We are a research collective that aims to shed light on the imperial logics embedded in extractive activities in the North Sea and to develop a comprehensive research agenda for rethinking extractive activities in the region by considering the North Sea as a site of Northern European imperial ambitions.

The starting point for this initiative is the premise that North Sea activities are deeply influenced by imperial logics and practices, necessitating a re-evaluation of the North Sea as a frontier space intimately connected with the practices and logics of exploitation and expropriation developed in the former European colonies. These imperial logics, practices, and actors laid the foundation for transforming the North Sea into an extraction frontier from during the 20th century into the 21st. Applying the concept of imperialism to the North Sea's extractive history does not equate the region's activities with the atrocities committed by imperial powers around the world.
Instead, this initiative wishes to examine how the North Sea emerged as an extractive frontier, especially in the postwar world order, through for instance, the geo-politics, capital, knowledge, material, and technologies of European imperial enterprises.
The Ghosts of Empire in the North Sea research collective is a collaborative platform to enable multidisciplinary research across the social sciences and humanities that explores the continuities of imperial logics, practices and actors in the development of North Sea extraction past, present, and future.
As a research collective we have no PI or lead researchers. The research collective lives through its members and their engagement and collaboration with artists, writers, social movements, etc. is also highly appreciated. So, if you want to get involved please let us by contacting Associate Professor Anders Riel Müller.
*The initiative is partly funded by a grant from the Green Transition Seed Fund at UiS.
Call for Abstracts: Workshop November 26-27
This workshop explores how the North Sea emerged as an extractive frontier especially in the post-World War II world order, for instance through the geo-politics, capital, knowledge, and technologies of European imperial enterprises.
It aims to shed light on imperial logics embedded in extractive activities within the North Sea in order to rethink the North Sea as a space for Northern European imperial ambitions. This reconsideration is prompted by the perplexing narrative portraying North Sea oil and gas as a cleaner and greener fossil fuel. Notably, this perspective has been championed by Norway, for example, positioning Norwegian oil and gas extraction as the superior fossil fuel alternative. However, these arguments for the continuation of offshore oil and gas activities in the Norwegian continental shelf reflect racist imperial legacies that re-describe activities around the North Sea as "better" than other oil and gas sites in for example the Global South.
Our central argument contends that North-Sea activities are deeply influenced by imperial logics and practices, necessitating a re-evaluation of the North Sea as a frontier space intimately connected with the exploitation and expropriation that took place in the former European colonies.
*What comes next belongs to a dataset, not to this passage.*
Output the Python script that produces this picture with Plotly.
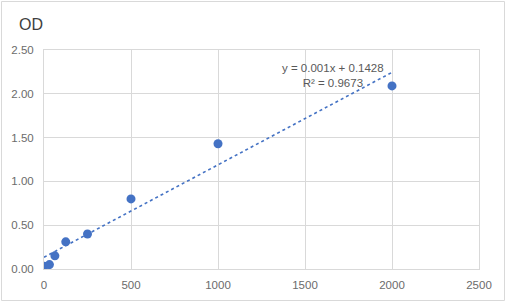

These imperial logics, practices, and actors laid the foundation for transforming the North Sea into an extractive frontier starting in the 20th and continuing into the 21st century. How can we confront and rethink the concept of imperialism in the context of the North Sea's extractive history? How are the region's activities connected to imperial powers around the world?
We are inviting abstracts of maximum 3800 characters (including spaces) that fall within the scope of the workshop. Abstracts should be submitted by September 1st, 2025 via this link: nettskjema.no/a/ghosts.
Selected abstracts will be invited to a workshop in Stavanger Norway November 26-27, 2025. If selected, you are expected to submit a draft paper of 3000-4000 words no later than November 15th, 2025. The selected abstracts will be considered for a special issue or anthology.
We have a very limited budget for travel. If you require travel funds to join the workshop, please indicate this when you submit your abstract.